Key to the team’s third season of award-winning productions is musical director Francis Scully who founded New Resonance Orchestra in 2008. Scully’s musicians are mostly drawn from the ranks of the LPO and the NOCCA faculty.

Because New Resonance focuses on innovative approaches to presentation, Scully is a great fit for the Marigny Opera Ballet and for Tucker Fuller.  For Fuller’s Orfeo, which will be reprised this season, Scully’s 13-member string/woodwind chamber orchestra was a major contributor to the production’s critical success.

“Francis is fantastic, extraordinary and thoughtful.  He goes above and beyond — It’s wonderful to work with a conductor who spends so much time going through the score and doing his own analysis of the entire piece.”

WHAT IT MEANS TO BE IN NEW ORLEANS

“It seems everything I’ve been asked to do by Marigny Opera House has pushed me in different directions. Everything I’ve been asked to do for them is very different — from the religious music to Orfeo, from sort of a Baroque pastiche style to jazz. They’ve all been challenging, but when you train as a composer, you just do it.”

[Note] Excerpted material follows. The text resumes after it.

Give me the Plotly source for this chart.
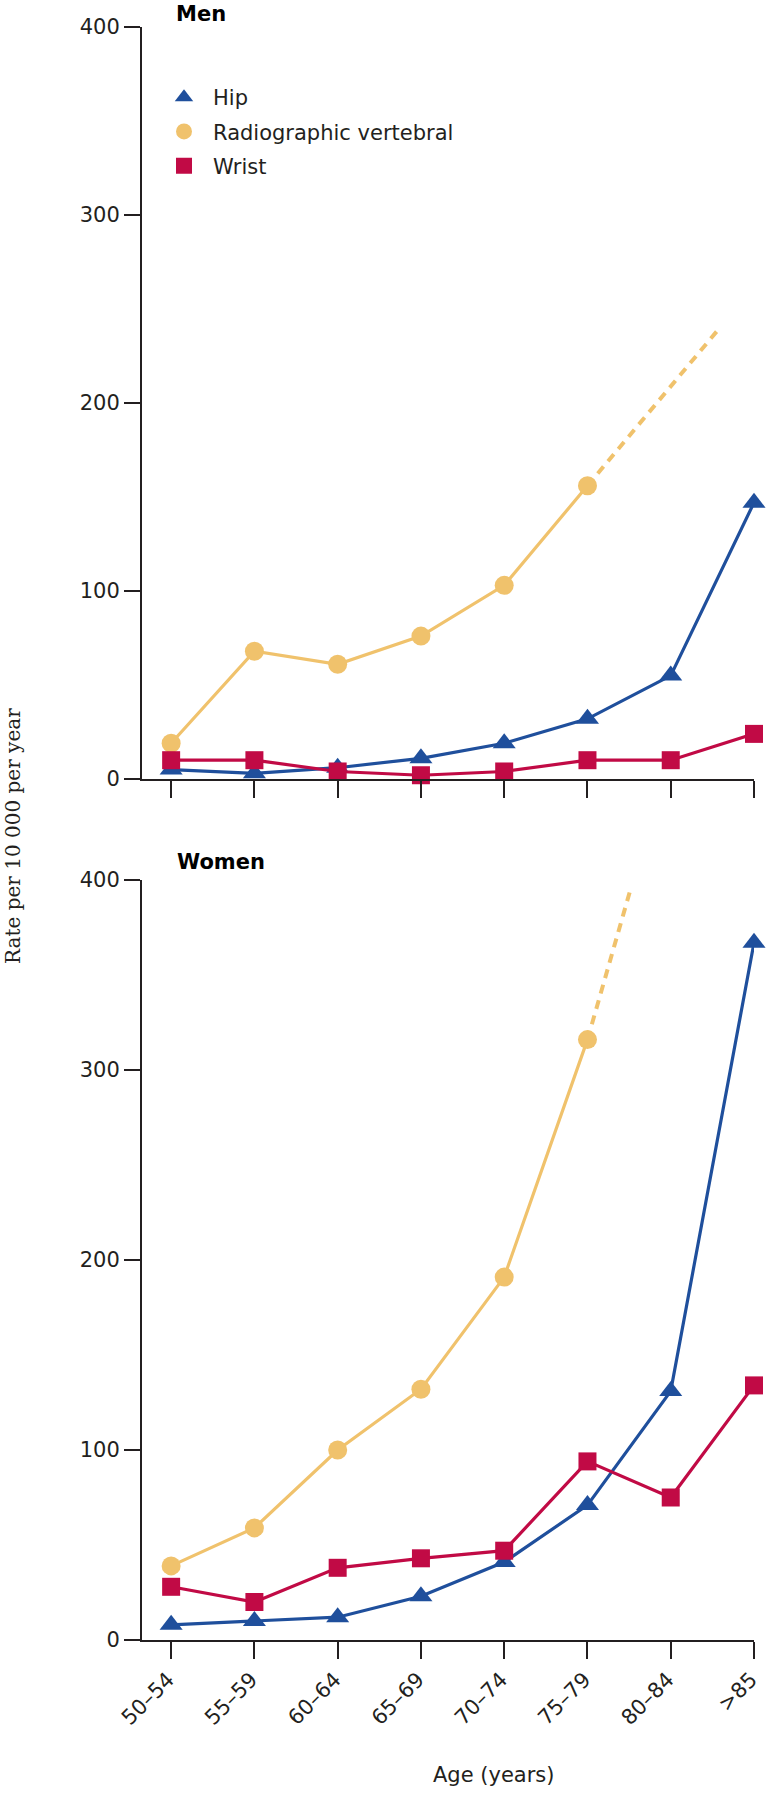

For a composer, New Orleans is a kind of nirvana. “A main difference between New Orleans and New York is that I can afford to live here, although that’s getting harder. There’s like a thousand composers in NYC trying to do whatever they do.  I like being away from that scene, being able to write things, find an audience and connect with it.”

“Here it’s really nice. I’ve been able to do more theatrical stuff. It’s a different kind of composing.  It’s not so much about what you want to do but being able to work with performers and directors and choreographers.”

“There’s so much going on here. It’s a very lively arts scene. A ton of things going on.  What I like about New Orleans is that it doesn’t have many of the trappings you find in other cities, cities with a specific aesthetic.”

“I’ve been in New Orleans since August 2010. I’ve lived in lots of different places but there’s no other place in the U.S. like this one.”